How frozen? McDonald's Corp. was turned down for a loan by Bank of America in late September. All of this news spooked investors who began pulling out of the stock market for no other reason than fear and misunderstanding.
Why has this gotten so big? Fear, sensational new stories and conflicting advice are all contributors. Fear derives from the fact that you may be dealing with your life savings with incomplete information. Bloggers are busy predicting that we are facing another 1929 scenario. In fact, this is extremely unlikely with the presence of FDIC Insurance, stock market circuit breakers and the Federal Reserve playing an active role in the financial system.
Sensational news stories are another aggravating factor. Not only are stories sometimes sensationalized, but they are constantly available on any small slice of the crisis. For example, early last week the Dow experienced its biggest one-day points loss in history. This was reported as if the sky were falling. The fact is that it was only a 6 percent decline, which was not even close to the 22 percent drop we saw in 1987.
If the Dow declines, that does not mean your investment has declined by a dramatic amount. The Dow is a broad market indicator and not a specific investment indicator.

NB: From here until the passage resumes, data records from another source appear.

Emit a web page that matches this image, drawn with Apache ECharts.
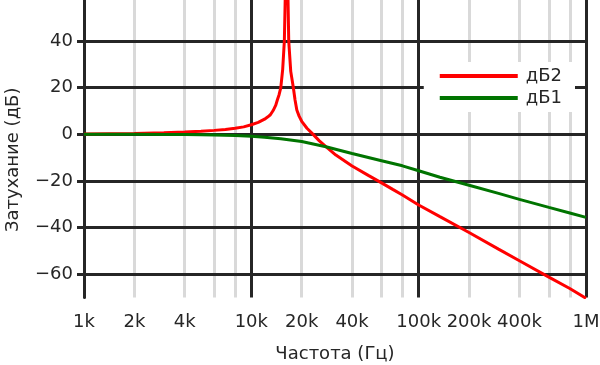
<!DOCTYPE html>
<html><head><meta charset="utf-8">
<script src="https://cdn.jsdelivr.net/npm/echarts@6/dist/echarts.min.js"></script>
<style>html,body{margin:0;padding:0;background:#fff}#c{width:600px;height:365px}</style>
</head><body><div id="c"></div>
<script>
const freqTicks = [1000, 2000, 4000, 10000, 20000, 40000, 100000, 200000, 400000, 1000000];
const freqTickLabels = ['1k', '2k', '4k', '10k', '20k', '40k', '100k', '200k', '400k', '1M'];
const minorGrid = [2000, 4000, 6000, 8000, 20000, 40000, 60000, 80000, 200000, 400000, 600000, 800000];
const dbTicks = [-60, -40, -20, 0, 20, 40];

const db2Freq = [1000, 2000, 3000, 4000, 5000, 6000, 7000, 8000, 9000, 10000, 11000, 12000, 12500, 13000, 13500, 14000, 14300, 14650, 15000, 15400, 15750, 16280, 16730, 17200, 17830, 18250, 18700, 19300, 20000, 21500, 23400, 25500, 27900, 32000, 40000, 50000, 60000, 70000, 80000, 100000, 134000, 200000, 300000, 400000, 600000, 800000, 1000000];
const db2Values = [0.1, 0.4, 0.7, 1.0, 1.3, 1.7, 2.1, 2.6, 3.2, 4.1, 5.1, 6.5, 7.4, 8.4, 10.2, 12.5, 14.7, 17.0, 20, 28, 40, 90, 40, 27, 20, 14.7, 10.4, 7.8, 5.6, 2.6, 0, -2.8, -5.3, -8.9, -13.6, -17.6, -20.8, -23.6, -26.0, -30.3, -35.3, -42.1, -49.2, -54.2, -61.2, -66.1, -70.3];

const db1Freq = [1000, 2000, 3000, 4000, 5000, 6000, 8000, 10000, 12000, 15000, 20000, 27900, 40000, 60000, 80000, 100000, 134000, 200000, 300000, 400000, 600000, 800000, 1000000];
const db1Values = [0, 0, -0.05, -0.1, -0.2, -0.3, -0.5, -0.8, -1.2, -1.9, -3.1, -5.3, -8.2, -11.3, -13.5, -15.6, -18.4, -21.8, -25.3, -27.9, -31.3, -33.7, -35.6];

const seriesNames = ['дБ2', 'дБ1'];
const xTitle = 'Частота (Гц)';
const yTitle = 'Затухание (дБ)';

const FONT = 'DejaVu Sans';
const DARK = '#262626';

function pairs(xs, ys) { return xs.map((x, i) => [x, ys[i]]); }
function freqLabel(v) {
  let best = 0, bd = Infinity;
  freqTicks.forEach((t, i) => { const d = Math.abs(Math.log10(t) - Math.log10(v)); if (d < bd) { bd = d; best = i; } });
  return bd < 0.01 ? freqTickLabels[best] : '';
}

const chart = echarts.init(document.getElementById('c'), null, { renderer: 'canvas' });
chart.setOption({
  animation: false,
  backgroundColor: '#ffffff',
  grid: { left: 84, right: 14, top: 0, bottom: 67.4, containLabel: false, outerBoundsMode: 'none' },
  legend: {
    orient: 'vertical', right: 25, top: 62,
    backgroundColor: '#ffffff', padding: [5, 13, 5, 16],
    itemWidth: 78, itemHeight: 4, itemGap: 4,
    icon: 'rect',
    textStyle: { fontFamily: FONT, fontSize: 18, color: DARK, padding: [0, 0, 0, 3] },
    data: seriesNames
  },
  xAxis: {
    type: 'log', logBase: 10, min: 1000, max: 1000000, z: 1,
    name: xTitle, nameLocation: 'middle', nameGap: 48,
    nameTextStyle: { fontFamily: FONT, fontSize: 18, color: DARK },
    axisLine: { show: false },
    axisTick: { show: true, length: 3, lineStyle: { color: DARK, width: 3 } },
    axisLabel: { customValues: freqTicks, formatter: freqLabel, fontFamily: FONT, fontSize: 18, color: DARK, margin: 16, showMinLabel: true, showMaxLabel: true },
    splitLine: { show: true, lineStyle: { color: DARK, width: 3 } },
    minorSplitLine: { show: false }
  },
  yAxis: {
    type: 'value', min: -70, max: 57.6, z: 1,
    name: yTitle, nameLocation: 'middle', nameGap: 62,
    nameTextStyle: { fontFamily: FONT, fontSize: 18, color: DARK, padding: [0, 22, 0, 0] },
    axisLine: { show: true, lineStyle: { color: DARK, width: 3 } },
    axisTick: { show: true, length: 7, customValues: dbTicks, lineStyle: { color: DARK, width: 3 } },
    axisLabel: { customValues: dbTicks, fontFamily: FONT, fontSize: 18, color: DARK, margin: 11,
      formatter: v => v < 0 ? '\u2212' + Math.abs(v) : String(v) },
    splitLine: { show: true, lineStyle: { color: DARK, width: 3 } }
  },
  series: [
    {
      name: seriesNames[0], type: 'line', z: 2, data: pairs(db2Freq, db2Values),
      showSymbol: false, symbol: 'none', clip: true,
      lineStyle: { color: '#ff0000', width: 3 }, itemStyle: { color: '#ff0000' },
      markLine: {
        silent: true, symbol: ['none', 'none'], z: 0, animation: false,
        label: { show: false },
        lineStyle: { color: '#d9d9d9', width: 3, type: 'solid' },
        data: minorGrid.map(f => ({ xAxis: f }))
      }
    },
    {
      name: seriesNames[1], type: 'line', z: 2, data: pairs(db1Freq, db1Values),
      showSymbol: false, symbol: 'none', clip: true,
      lineStyle: { color: '#007400', width: 3 }, itemStyle: { color: '#007400' }
    }
  ]
});
</script></body></html>
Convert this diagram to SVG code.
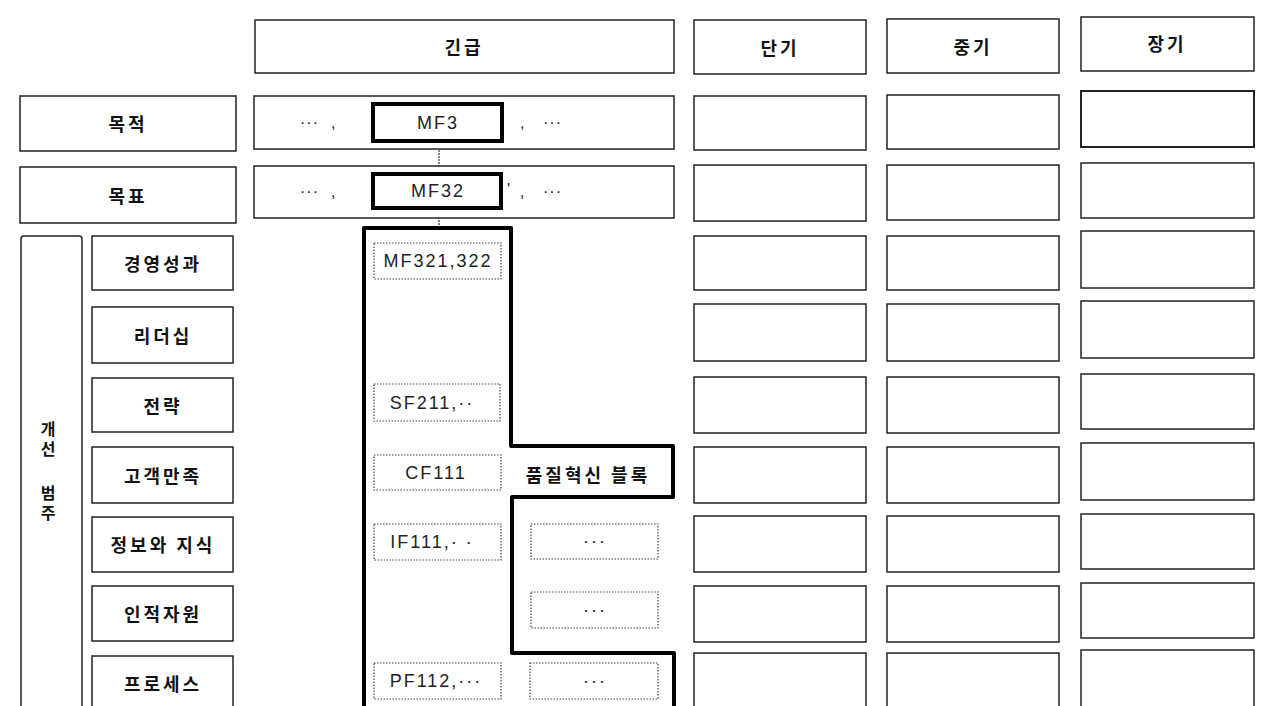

Conflicting information also contributes to this crisis. We are bombarded with people giving us financial advice, which is usually worth what you pay for it. We have so-called experts giving us mixed signals. Some groups are urging people to sell, while others are saying buy as much stock as you can afford right now. The problem is this conflicting advice fuels fear and generates large amounts of news. The key thing to remember is general advice is not tailored to your specific situation.
What should you do?
Reassure yourself. You should take comfort in knowing that our Louisiana banks are strong; the last Louisiana bank failure happened in 2002.
Area-wide, our housing prices haven't collapsed like the rest of the country.
Finally, the stock market always bounces back, exhibiting an average positive return over the past 78 years.
You should educate yourself, avoid making emotional financial decisions and begin working to get out of debt.